Even as filmmaking technology has evolved, though, Hurd's interest in movie storytelling has been consistent throughout her producing career, which has focused on the supernatural and the fantastic, including the outer-space horror film, Aliens (1986), the undersea adventure, The Abyss (1989), and the earth-threatening asteroid spectacle, Armageddon (1998), on which she was one of three producers.

Only with rare exception does she stray from this path, as with the 1999 wacky comedy, Dick, a film she produced about a teenage girl with a crush on President Richard M. Nixon during the Watergate period.

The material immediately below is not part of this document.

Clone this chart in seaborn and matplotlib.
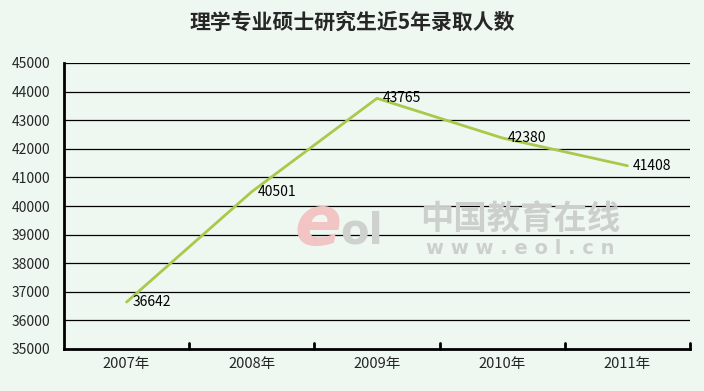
import matplotlib
matplotlib.use("Agg")
import matplotlib.pyplot as plt
import seaborn as sns
import pandas as pd

years = ["2007年", "2008年", "2009年", "2010年", "2011年"]
values = [36642, 40501, 43765, 42380, 41408]
yticks = [35000, 36000, 37000, 38000, 39000, 40000, 41000, 42000, 43000, 44000, 45000]
title = "理学专业硕士研究生近5年录取人数"

sns.set_theme(style="white")
plt.rcParams['font.family'] = ['Noto Sans CJK SC', 'DejaVu Sans']

bg = "#eef8f1"
fig = plt.figure(figsize=(7.04, 3.91), dpi=100, facecolor=bg)
ax = fig.add_axes([64/704, 1-349/391, (690-64)/704, (349-63)/391])
ax.set_facecolor(bg)

df = pd.DataFrame({"year": years, "value": values})

# watermark
fig.text(318/704, 1-226/391, "e", fontsize=50, color="#f2c4c4", ha="center", va="center",
         fontstyle="italic", fontweight="bold", family="DejaVu Sans", zorder=0)
fig.text(362/704, 1-232/391, "ol", fontsize=30, color="#cfd1cf", ha="center", va="center",
         fontweight="bold", family="DejaVu Sans", zorder=0)
fig.text(520/704, 1-220/391, "中国教育在线", fontsize=24, color="#cdcfcd", ha="center", va="center",
         fontweight="bold", zorder=0)
fig.text(520/704, 1-248/391, "w w w . e o l . c n", fontsize=14, color="#cdcfcd", ha="center",
         va="center", fontweight="bold", family="DejaVu Sans", zorder=0)

for y in yticks[1:]:
    ax.axhline(y, color="black", lw=0.9, zorder=1)

sns.lineplot(data=df, x="year", y="value", ax=ax, color="#a9c94a", lw=2, sort=False, zorder=3)

for i, v in enumerate(values):
    ax.text(i + 0.045, v, str(v), fontsize=10, ha="left", va="center", color="black", zorder=4)

ax.set_ylim(35000, 45000)
ax.set_xlim(-0.5, 4.5)
ax.set_yticks(yticks)
ax.set_yticklabels([str(t) for t in yticks], fontsize=10)
ax.set_xticks(range(len(years)))
ax.set_xticklabels(years, fontsize=10.5)
ax.set_xlabel("")
ax.set_ylabel("")
ax.tick_params(axis="x", length=0, pad=6)
ax.tick_params(axis="y", length=0, pad=10)
for x in [0.5, 1.5, 2.5, 3.5, 4.5]:
    ax.plot([x, x], [35000, 35000 + 10000 * 6 / 286], color="black", lw=2, clip_on=False, zorder=5)

for s in ["top", "right"]:
    ax.spines[s].set_visible(False)
for s in ["left", "bottom"]:
    ax.spines[s].set_color("black")
    ax.spines[s].set_linewidth(2)

fig.text(0.5, 1-22/391, title, fontsize=15, fontweight="bold", ha="center", va="center")

fig.savefig("out.png", dpi=100, facecolor=bg)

"It's arrested development," said Hurd, who is 47. "You have to go back to the literature that consumed me as a child." That would include the Lord of the Rings trilogy, Ursula K. Le Guin's Wizard of Earthsea fantasy series and action hero comic books like Hulk, Spider-Man and the Fantastic Four."

"I liked books that took me places," she said. "I liked being transported."

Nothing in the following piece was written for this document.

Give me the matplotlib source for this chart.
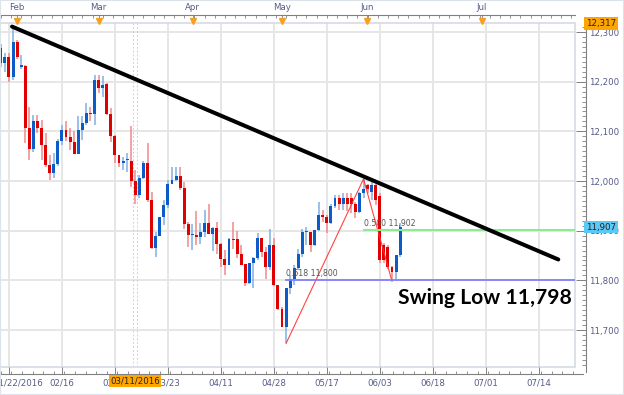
import matplotlib.pyplot as plt
import matplotlib.transforms as mtransforms
from matplotlib.patches import Rectangle
from matplotlib.ticker import FuncFormatter, MultipleLocator

# daily candles (bar index = position)
opens = [12268, 12238, 12250, 12209, 12280, 12230, 12232, 12106, 12064, 12120,
         12106, 12073, 12032, 12016, 12034, 12081, 12102, 12089, 12079, 12054,
         12102, 12117, 12137, 12134, 12204, 12187, 12196, 12135, 12091, 12053,
         12037, 12042, 12041, 12001, 11972, 12007, 12036, 11962, 11865, 11889,
         11927, 11952, 11995, 12002, 12010, 11985, 11913, 11891, 11892, 11887,
         11898, 11915, 11894, 11906, 11874, 11842, 11830, 11884, 11884, 11854,
         11832, 11795, 11834, 11845, 11885, 11857, 11827, 11871, 11790, 11743,
         11707, 11784, 11803, 11824, 11854, 11898, 11898, 11871, 11901, 11931,
         11927, 11915, 11949, 11965, 11953, 11965, 11965, 11953, 11938, 11975,
         11992, 11978, 11992, 11970, 11871, 11868, 11827, 11817, 11851]
highs = [12275, 12258, 12258, 12310, 12283, 12254, 12234, 12150, 12133, 12133,
         12123, 12096, 12052, 12057, 12085, 12113, 12120, 12106, 12100, 12130,
         12130, 12157, 12150, 12214, 12214, 12211, 12198, 12147, 12093, 12053,
         12049, 12056, 12111, 12022, 12012, 12041, 12076, 11978, 11898, 11927,
         11962, 12002, 12029, 12029, 12029, 11999, 11918, 11913, 11940, 11916,
         11941, 11954, 11908, 11918, 11876, 11861, 11886, 11918, 11899, 11871,
         11833, 11834, 11846, 11896, 11886, 11867, 11904, 11886, 11791, 11746,
         11784, 11810, 11830, 11864, 11904, 11908, 11898, 11902, 11958, 11941,
         11931, 11954, 11972, 11972, 11975, 11975, 11975, 11958, 11978, 12004,
         11995, 11999, 11995, 11976, 11875, 11871, 11829, 11852, 11915]
lows = [12230, 12219, 12200, 12204, 12246, 12226, 12076, 12042, 12059, 12096,
        12042, 12029, 12003, 12006, 12030, 12073, 12080, 12063, 12054, 12054,
        12083, 12113, 12120, 12113, 12177, 12170, 12133, 12079, 12036, 12029,
        12022, 12019, 11988, 11954, 11965, 12005, 11958, 11864, 11847, 11889,
        11911, 11945, 11993, 12000, 11982, 11904, 11867, 11862, 11871, 11874,
        11888, 11894, 11859, 11854, 11826, 11810, 11830, 11864, 11844, 11830,
        11788, 11792, 11785, 11840, 11847, 11803, 11820, 11789, 11741, 11706,
        11673, 11773, 11790, 11820, 11847, 11871, 11857, 11870, 11900, 11918,
        11896, 11913, 11945, 11941, 11941, 11940, 11935, 11925, 11935, 11965,
        11975, 11962, 11952, 11835, 11835, 11822, 11798, 11803, 11848]
closes = [12238, 12250, 12209, 12280, 12250, 12233, 12106, 12064, 12120, 12106,
          12073, 12032, 12016, 12034, 12081, 12103, 12089, 12079, 12054, 12102,
          12117, 12137, 12134, 12204, 12187, 12194, 12135, 12091, 12053, 12036,
          12040, 12044, 12001, 11972, 12007, 12036, 11962, 11865, 11889, 11927,
          11952, 11995, 12002, 12010, 11985, 11913, 11891, 11893, 11887, 11898,
          11915, 11894, 11906, 11874, 11842, 11830, 11884, 11882, 11854, 11830,
          11795, 11834, 11845, 11885, 11857, 11827, 11871, 11790, 11743, 11707,
          11784, 11803, 11824, 11854, 11898, 11900, 11871, 11901, 11931, 11927,
          11915, 11949, 11965, 11953, 11965, 11953, 11953, 11938, 11975, 11984,
          11984, 11992, 11962, 11840, 11840, 11827, 11817, 11851, 11907]

date_ticks = [2, 15, 28, 41, 54, 67, 80, 93, 106, 119, 132]
date_labels = ['01/22/2016', '02/16', '03/04', '03/23', '04/11', '04/28',
               '05/17', '06/03', '06/18', '07/01', '07/14']
month_ticks = [4.0, 24.0, 47.1, 69.0, 89.9, 118.0]
month_labels = ['Feb', 'Mar', 'Apr', 'May', 'Jun', 'Jul']

trend_x = [2.75, 136.8]
trend_y = [12311, 11842]
fib_x = [70, 89, 96]
fib_y = [11673, 12004, 11798]
fib500 = 11902
fib618 = 11800
last_close = 11907
period_high = 12317

txt = '#555b88'
fig = plt.figure(figsize=(6.24, 3.95), dpi=100)
ax = fig.add_axes([0, 1 - 367 / 395, 575 / 624, 344 / 395])
ax.set_xlim(-0.2, 140.9)
ax.set_ylim(11625.5, 12318.2)

# grid
for y in range(11700, 12400, 100):
    ax.axhline(y, color='#e6e6e6', lw=1.4, zorder=0)
for x in date_ticks:
    ax.axvline(x, color='#e6e6e6', lw=1.4, zorder=0)
for x in [32.5, 33.5]:
    ax.axvline(x, color='#d0d0d0', lw=0.7, ls=(0, (2, 2)), zorder=0)

# candles
n = len(opens)
idx = list(range(n))
up = [c >= o for o, c in zip(opens, closes)]
wick_col = ['#7fb0e6' if u else '#f08a8a' for u in up]
body_col = ['#0b5cc8' if u else '#e00000' for u in up]
ax.vlines(idx, lows, highs, colors=wick_col, lw=1.1, zorder=2)
bottoms = [min(o, c) for o, c in zip(opens, closes)]
heights = [max(abs(c - o), 1.5) for o, c in zip(opens, closes)]
ax.bar(idx, heights, bottom=bottoms, width=0.72, color=body_col, lw=0, zorder=3)

# fibonacci retracement
ax.plot(fib_x, fib_y, color='#ff3030', lw=0.8, alpha=0.9, zorder=4)
ax.plot([fib_x[1], 141], [fib500, fib500], color='#90e890', lw=1.5, zorder=4)
ax.plot([fib_x[0], 141], [fib618, fib618], color='#8080ff', lw=1.3, zorder=4)
ax.text(fib_x[1], fib500 + 4, '0.500 11,902', fontsize=5.6, color='#555555', va='bottom', zorder=5)
ax.text(fib_x[0], fib618 + 4, '0.618 11,800', fontsize=5.6, color='#555555', va='bottom', zorder=5)

# trend line
ax.plot(trend_x, trend_y, color='black', lw=2.9, solid_capstyle='round', zorder=6)

ax.text(97.5, 11764, 'Swing Low 11,798', fontsize=15.2, fontweight='bold', family='Lato',
        color='black', va='center', ha='left', zorder=7)

# frame
ax.add_patch(Rectangle((0, 0), 1, 1, transform=ax.transAxes, fill=False,
                       ec='#d5dbe3', lw=1.2, clip_on=False, zorder=1))

# axes
for s in ['left', 'top']:
    ax.spines[s].set_visible(False)
ax.spines['bottom'].set_position(('outward', 5))
ax.spines['right'].set_position(('outward', 8))
ax.spines['bottom'].set_bounds(-0.2, 142.9)
ax.spines['right'].set_bounds(11615.4, 12330.2)
for s in ['bottom', 'right']:
    ax.spines[s].set_color('#808080')
    ax.spines[s].set_linewidth(0.8)

ax.yaxis.tick_right()
ax.yaxis.set_major_locator(MultipleLocator(100))
ax.yaxis.set_minor_locator(MultipleLocator(10))
ax.yaxis.set_major_formatter(FuncFormatter(lambda v, p: f'{v:,.0f}'))
ax.tick_params(axis='y', which='major', direction='in', length=7, width=0.7,
               color='#808080', labelsize=6.2, labelcolor=txt, pad=2)
ax.tick_params(axis='y', which='minor', direction='in', length=3, width=0.6, color='#808080')

ax.set_xticks(date_ticks)
ax.set_xticklabels(date_labels)
ax.xaxis.set_minor_locator(MultipleLocator(13 / 5))
ax.tick_params(axis='x', which='major', direction='in', length=5, width=0.7,
               color='#808080', labelsize=6.2, labelcolor=txt, pad=3)
ax.tick_params(axis='x', which='minor', direction='in', length=2.5, width=0.6, color='#808080')
first = ax.get_xticklabels()[0]
first.set_transform(first.get_transform() +
                    mtransforms.ScaledTranslation(9 / 100, 0, fig.dpi_scale_trans))

top = ax.secondary_xaxis('top')
top.spines['top'].set_position(('outward', 6))
top.spines['top'].set_color('#808080')
top.spines['top'].set_linewidth(0.8)
top.set_xticks(month_ticks)
top.set_xticklabels(month_labels)
top.xaxis.set_minor_locator(MultipleLocator(2.5))
top.tick_params(axis='x', which='major', direction='in', length=3, width=0.6,
                color='#808080', labelsize=6.2, labelcolor=txt, pad=2)
top.tick_params(axis='x', which='minor', direction='in', length=2.5, width=0.6, color='#808080')

tri_tr = mtransforms.blended_transform_factory(ax.transData, ax.transAxes)
ax.plot(month_ticks, [1.006] * len(month_ticks), 'v', color='#f5a020', ms=5,
        transform=tri_tr, clip_on=False, zorder=8)

# crosshair date and price tags
ax.text(33, -0.04, '03/11/2016', transform=tri_tr, fontsize=6.2, color='#222222',
        ha='center', va='center', clip_on=False, zorder=9,
        bbox=dict(boxstyle='square,pad=0.15', fc='#ffa500', ec='none'))
ytr = ax.get_yaxis_transform()
ax.text(1.019, period_high, '12,317', transform=ytr, fontsize=6.2, color='#222222',
        ha='left', va='center', clip_on=False, zorder=9,
        bbox=dict(boxstyle='square,pad=0.2', fc='#ffa500', ec='none'))
ax.text(1.019, last_close, '11,907', transform=ytr, fontsize=6.2, color='#222222',
        ha='left', va='center', clip_on=False, zorder=9,
        bbox=dict(boxstyle='square,pad=0.2', fc='#5cc8f5', ec='none'))

fig.patches.append(Rectangle((0, 0), 1, 1, transform=fig.transFigure, fill=False,
                             ec='#dde3ea', lw=1.5))
fig.savefig('out.png', dpi=100)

As a result, she has been willing to exercise enormous patience in waiting for her projects to hit the screen. Hulk, she explained, was initially set up with Universal Studios in 1991. And the third installment of the Terminator series, Terminator 3: Rise of the Machines, of which she is an executive producer, is due in theaters next month -- 12 years after Terminator 2 and 19 years after the original.

"Perhaps the lesson in Hollywood I should have learned is not to resist, that when the wind is blowing in one direction you go with it," she said. But after pondering the notion, she added, "I don't want to learn that lesson."

Hurd was born in 1955 and graduated from Palm Springs High School in 1973 before heading off to Stanford, where she graduated Phi Beta Kappa four years later with majors in communications and economics.

She started in the industry working for Roger Corman, the B-movie maker, through whom she met Cameron. They were married for three years, but even after the divorce they collaborated on several films, including The Abyss.